その通りだと思います。自分の知らない所で決まった候補者の中から選挙の時だけ選ばされるのではなく、普段の意見交流を通じて自分たちに必要な候補者を育ててほしいし、それが民主主義社会に生きる市民の義務でもあると思います。
今の日本では、一筋縄でいかないことも重々承知しています。政治について考える場面を増やすため集会を開こうとしても、日本には「政治と宗教お断り」という文化が蔓延しています。今回は公民館を借りられましたが、政治家が話すというだけで断る施設もあります。ここに日本の民主主義の貧弱さが表れています。戦後の学生運動やカルト的宗教団体などの「トラウマ」が影響しているのでしょう。しかし、政治に関してはこういった風潮が結局自分たちの首を絞めてしまっているという事実に気づかねばなりません。政治に関心を持ち、投票率を上げようと言うならば、気軽に政治家と触れ合い、意見や情報を交換できる場があるべきです。

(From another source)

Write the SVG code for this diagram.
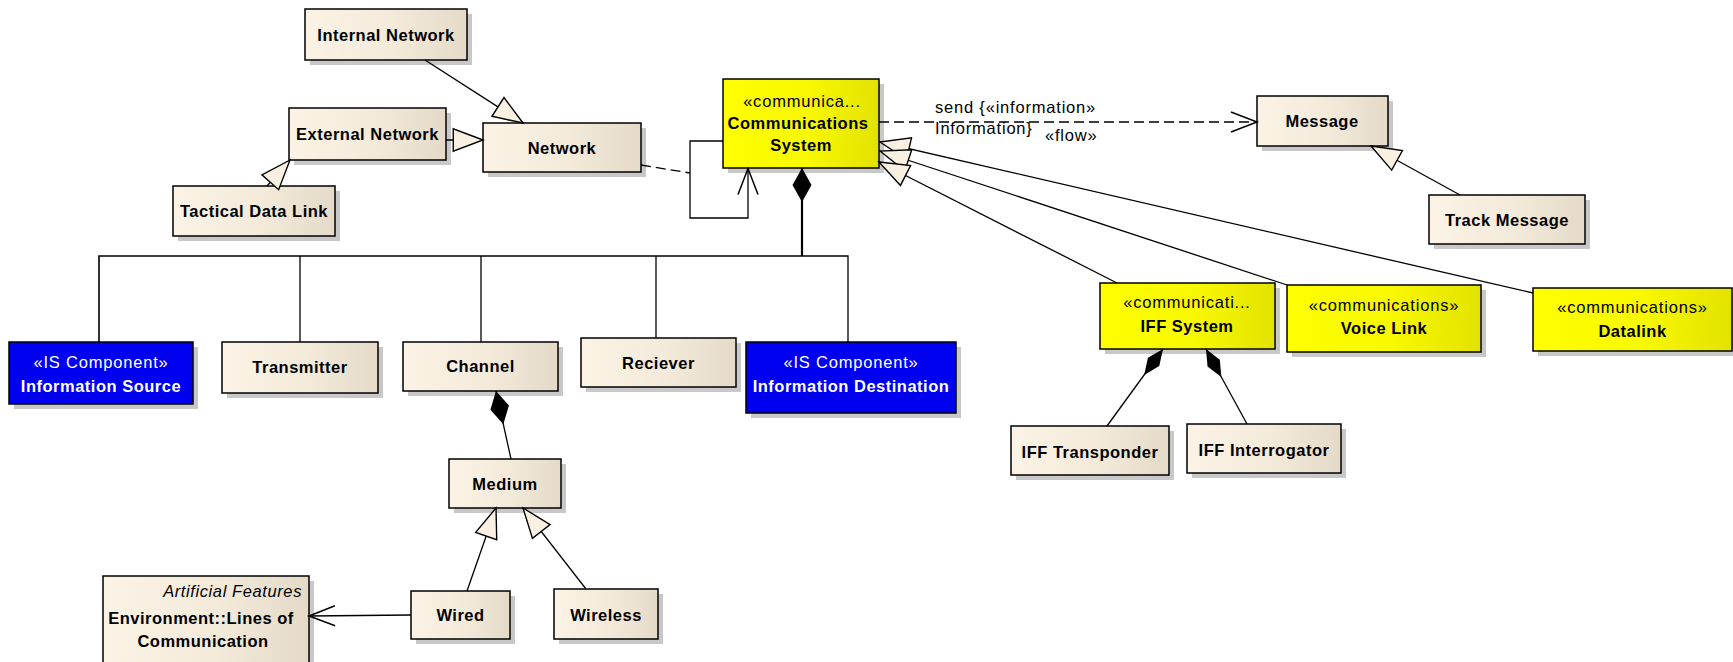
<svg xmlns="http://www.w3.org/2000/svg" width="1733" height="662" viewBox="0 0 1733 662">
  <defs>
    <linearGradient id="gCream" x1="0" y1="0" x2="1" y2="0">
      <stop offset="0" stop-color="#FBF3E5"/>
      <stop offset="0.55" stop-color="#F3EADA"/>
      <stop offset="1" stop-color="#E5DAC8"/>
    </linearGradient>
    <linearGradient id="gYellow" x1="0" y1="0" x2="1" y2="0">
      <stop offset="0" stop-color="#FFFF00"/>
      <stop offset="0.55" stop-color="#F8F800"/>
      <stop offset="1" stop-color="#E2E200"/>
    </linearGradient>
    <!-- hollow generalization head -->
    <marker id="gen" markerUnits="userSpaceOnUse" markerWidth="34" markerHeight="26" viewBox="-30 -12 32 24" refX="0" refY="0" orient="auto" overflow="visible">
      <path d="M0,0 L-28,-10.5 L-28,10.5 Z" fill="#FAF0E1" stroke="#000" stroke-width="1.3" stroke-linejoin="miter"/>
    </marker>
    <!-- composition diamonds -->
    <marker id="comp" markerUnits="userSpaceOnUse" markerWidth="36" markerHeight="20" viewBox="-1 -10 36 20" refX="0" refY="0" orient="auto" overflow="visible">
      <path d="M0,0 L17,-9.5 L34,0 L17,9.5 Z" fill="#000"/>
    </marker>
    <marker id="compS" markerUnits="userSpaceOnUse" markerWidth="34" markerHeight="16" viewBox="-1 -8 34 16" refX="0" refY="0" orient="auto" overflow="visible">
      <path d="M0,0 L16,-7 L32,0 L16,7 Z" fill="#000"/>
    </marker>
    <!-- open navigation arrow -->
    <marker id="open" markerUnits="userSpaceOnUse" markerWidth="30" markerHeight="24" viewBox="-28 -12 30 24" refX="0" refY="0" orient="auto" overflow="visible">
      <path d="M-26,-10 L0,0 L-26,10" fill="none" stroke="#000" stroke-width="1.5"/>
    </marker>
    <style>
      .sh { fill: #C8C8C8; }
      .cream { fill: url(#gCream); stroke: #000; stroke-width: 1.5; }
      .yellow { fill: url(#gYellow); stroke: #000; stroke-width: 1.5; }
      .blue { fill: #0000F0; stroke: #000; stroke-width: 1.5; }
      text { font-family: "Liberation Sans", Arial, sans-serif; font-size: 16.5px; text-anchor: middle; fill: #000; }
      .b { font-weight: bold; letter-spacing: 0.5px; }
      .r { font-weight: normal; letter-spacing: 0.8px; }
      .w { fill: #FFFFFF; }
      .it { font-style: italic; letter-spacing: 0.6px; text-anchor: end; }
      .lbl { text-anchor: start; letter-spacing: 0.8px; }
      .ln { fill: none; stroke: #000; stroke-width: 1.3; }
      .dash { fill: none; stroke: #000; stroke-width: 1.3; stroke-dasharray: 10 5; }
      .bus { fill: none; stroke: #000; stroke-width: 1.6; }
      .thick { fill: none; stroke: #000; stroke-width: 2.2; }
    </style>
  </defs>

  <rect width="1733" height="662" fill="#FFFFFF"/>

  <!-- classes -->
  <g id="internal-network">
    <rect class="sh" x="310" y="14" width="162" height="51"/>
    <rect class="cream" x="305" y="9" width="162" height="51"/>
    <text class="b" x="386" y="41">Internal Network</text>
  </g>
  <g id="external-network">
    <rect class="sh" x="294" y="113" width="157" height="52"/>
    <rect class="cream" x="289" y="108" width="157" height="52"/>
    <text class="b" x="367.5" y="140">External Network</text>
  </g>
  <g id="network">
    <rect class="sh" x="488" y="128" width="158" height="49"/>
    <rect class="cream" x="483" y="123" width="158" height="49"/>
    <text class="b" x="562" y="154">Network</text>
  </g>
  <g id="tactical-data-link">
    <rect class="sh" x="178" y="191" width="162" height="50"/>
    <rect class="cream" x="173" y="186" width="162" height="50"/>
    <text class="b" x="254" y="217">Tactical Data Link</text>
  </g>
  <g id="communications-system">
    <rect class="sh" x="728" y="84" width="156" height="89"/>
    <rect class="yellow" x="723" y="79" width="156" height="89"/>
    <text class="r" x="802" y="107">«communica...</text>
    <text class="b" x="798" y="129">Communications</text>
    <text class="b" x="801" y="151">System</text>
  </g>
  <g id="message">
    <rect class="sh" x="1262" y="101" width="131" height="50"/>
    <rect class="cream" x="1257" y="96" width="131" height="50"/>
    <text class="b" x="1322" y="127">Message</text>
  </g>
  <g id="track-message">
    <rect class="sh" x="1434" y="200" width="156" height="49"/>
    <rect class="cream" x="1429" y="195" width="156" height="49"/>
    <text class="b" x="1507" y="226">Track Message</text>
  </g>
  <g id="iff-system">
    <rect class="sh" x="1105" y="288" width="175" height="66"/>
    <rect class="yellow" x="1100" y="283" width="175" height="66"/>
    <text class="r" x="1187" y="308">«communicati...</text>
    <text class="b" x="1187" y="332">IFF System</text>
  </g>
  <g id="voice-link">
    <rect class="sh" x="1292" y="290" width="194" height="67"/>
    <rect class="yellow" x="1287" y="285" width="194" height="67"/>
    <text class="r" x="1384" y="311">«communications»</text>
    <text class="b" x="1384" y="334">Voice Link</text>
  </g>
  <g id="datalink">
    <rect class="sh" x="1538" y="293" width="199" height="63"/>
    <rect class="yellow" x="1533" y="288" width="199" height="63"/>
    <text class="r" x="1632.5" y="313">«communications»</text>
    <text class="b" x="1632.5" y="337">Datalink</text>
  </g>
  <g id="information-source">
    <rect class="sh" x="14" y="347" width="184" height="62"/>
    <rect class="blue" x="9" y="342" width="184" height="62"/>
    <text class="r w" x="101" y="368">«IS Component»</text>
    <text class="b w" x="101" y="392">Information Source</text>
  </g>
  <g id="transmitter">
    <rect class="sh" x="227" y="347" width="156" height="51"/>
    <rect class="cream" x="222" y="342" width="156" height="51"/>
    <text class="b" x="300" y="373">Transmitter</text>
  </g>
  <g id="channel">
    <rect class="sh" x="408" y="347" width="155" height="49"/>
    <rect class="cream" x="403" y="342" width="155" height="49"/>
    <text class="b" x="480.5" y="372">Channel</text>
  </g>
  <g id="reciever">
    <rect class="sh" x="586" y="343" width="155" height="49"/>
    <rect class="cream" x="581" y="338" width="155" height="49"/>
    <text class="b" x="658.5" y="369">Reciever</text>
  </g>
  <g id="information-destination">
    <rect class="sh" x="751" y="347" width="210" height="71"/>
    <rect class="blue" x="746" y="342" width="210" height="71"/>
    <text class="r w" x="851" y="368">«IS Component»</text>
    <text class="b w" x="851" y="392">Information Destination</text>
  </g>
  <g id="iff-transponder">
    <rect class="sh" x="1016" y="431" width="158" height="49"/>
    <rect class="cream" x="1011" y="426" width="158" height="49"/>
    <text class="b" x="1090" y="458">IFF Transponder</text>
  </g>
  <g id="iff-interrogator">
    <rect class="sh" x="1192" y="429" width="154" height="49"/>
    <rect class="cream" x="1187" y="424" width="154" height="49"/>
    <text class="b" x="1264" y="456">IFF Interrogator</text>
  </g>
  <g id="medium">
    <rect class="sh" x="454" y="464" width="112" height="49"/>
    <rect class="cream" x="449" y="459" width="112" height="49"/>
    <text class="b" x="505" y="490">Medium</text>
  </g>
  <g id="wired">
    <rect class="sh" x="416" y="596" width="99" height="48"/>
    <rect class="cream" x="411" y="591" width="99" height="48"/>
    <text class="b" x="460.5" y="621">Wired</text>
  </g>
  <g id="wireless">
    <rect class="sh" x="559" y="594" width="104" height="50"/>
    <rect class="cream" x="554" y="589" width="104" height="50"/>
    <text class="b" x="606" y="621">Wireless</text>
  </g>
  <g id="lines-of-communication">
    <rect class="sh" x="108" y="581" width="206" height="100"/>
    <rect class="cream" x="103" y="576" width="206" height="100"/>
    <text class="r it" x="302" y="597">Artificial Features</text>
    <text class="b" x="201" y="624">Environment::Lines of</text>
    <text class="b" x="203" y="647">Communication</text>
  </g>

  <!-- relationships -->
  <g id="connectors">
    <!-- generalizations -->
    <line class="ln" x1="425" y1="60" x2="523" y2="123" marker-end="url(#gen)"/>
    <line class="ln" x1="446" y1="140" x2="483" y2="140" marker-end="url(#gen)"/>
    <line class="ln" x1="267" y1="186" x2="290" y2="160" marker-end="url(#gen)"/>
    <line class="ln" x1="1460" y1="195" x2="1371" y2="146" marker-end="url(#gen)"/>
    <line class="ln" x1="1533" y1="293" x2="880" y2="142" marker-end="url(#gen)"/>
    <line class="ln" x1="1287" y1="285" x2="880" y2="151" marker-end="url(#gen)"/>
    <line class="ln" x1="1117" y1="283" x2="879" y2="162" marker-end="url(#gen)"/>
    <line class="ln" x1="467" y1="591" x2="496" y2="508" marker-end="url(#gen)"/>
    <line class="ln" x1="586" y1="589" x2="523" y2="508" marker-end="url(#gen)"/>

    <!-- self association and its attached link -->
    <path class="ln" d="M723,141 H690 V218 H748 V168.5" marker-end="url(#open)"/>
    <line class="dash" x1="641" y1="165" x2="690" y2="173"/>

    <!-- information flow -->
    <path class="dash" d="M879,122 H1257" marker-end="url(#open)"/>
    <text class="lbl" x="935" y="113">send {«information»</text>
    <text class="lbl" x="935" y="134">Information}</text>
    <text class="lbl" x="1045" y="141">«flow»</text>

    <!-- composition tree -->
    <path class="thick" d="M802,168 V256" marker-start="url(#comp)"/>
    <path class="bus" d="M99,342 V256 H802"/>
    <path class="ln" d="M802,256 H848 V342"/>
    <line class="ln" x1="300" y1="256" x2="300" y2="342"/>
    <line class="ln" x1="481" y1="256" x2="481" y2="342"/>
    <line class="ln" x1="656" y1="256" x2="656" y2="338"/>

    <path class="ln" d="M496,391 L511,459" marker-start="url(#comp)"/>
    <path class="ln" d="M1163,349 L1107,426" marker-start="url(#compS)"/>
    <path class="ln" d="M1206,349 L1247,424" marker-start="url(#compS)"/>

    <!-- directed association -->
    <path class="ln" d="M411,615 L309,616" marker-end="url(#open)"/>
  </g>
</svg>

政治を取り巻く一般社会の状況については、政治家自身も誤解しています。例えば医師会や商工会議所、労組、農協など、業界団体を味方につければ票を得られると思い込んでいます。しかしそれは昔の話です。
私は日本維新の会に投票した労組員や医師会会員を知っています。組織の末端にいる人は、自分たちが団体に属していることは分かっていますが、同時に自分たちが直接政策に関われないとも感じています。だから、これからの変革を期待し、政治に関わりたいと思って、日本維新の会に投票したわけです。なぜ日本維新の会があれだけ得票したのか、政治家はもっと謙虚に反省すべきでしょう。これからは、「団体」ではなく「個人」とどう交流し、理解してもらうかということを考えていかねばならないのです。
一方これは有権者についても言える話で、「政党」に頼って考えるのをやめた方がいい時期に来ています。どの党にも、優秀な議員、そうでない議員、両方います。個性や政策も様々です。政党だけ見ていたら、それは分かりません。政党しか見ないのは、素材や機能性も考えずに、有名ブランドのバッグを持って安心している様子と似ています。ブランドに頼るのは、個々を見抜く力に確信がないからで、思考停止を起こした状態とも言えるでしょう。ぜひ個々の候補者を見抜く力を身につけてください。
今は、人々の働き方やライフスタイル、立場も多様化しています。様々な人が包摂される社会になっていかなければならない時代に、団体や肩書だけを見ていては時代遅れです。
有権者には、候補者個々を知る権利があります。
集会終了後、2名の方が自分もこういう会をやりたいと申し出てくださり、とても嬉しく思いました。こういう草の根活動が少しずつ広がることで、必ずや国民の政治に対する関心は高まっていきます。私はそれに挑戦し続けたいと思っています。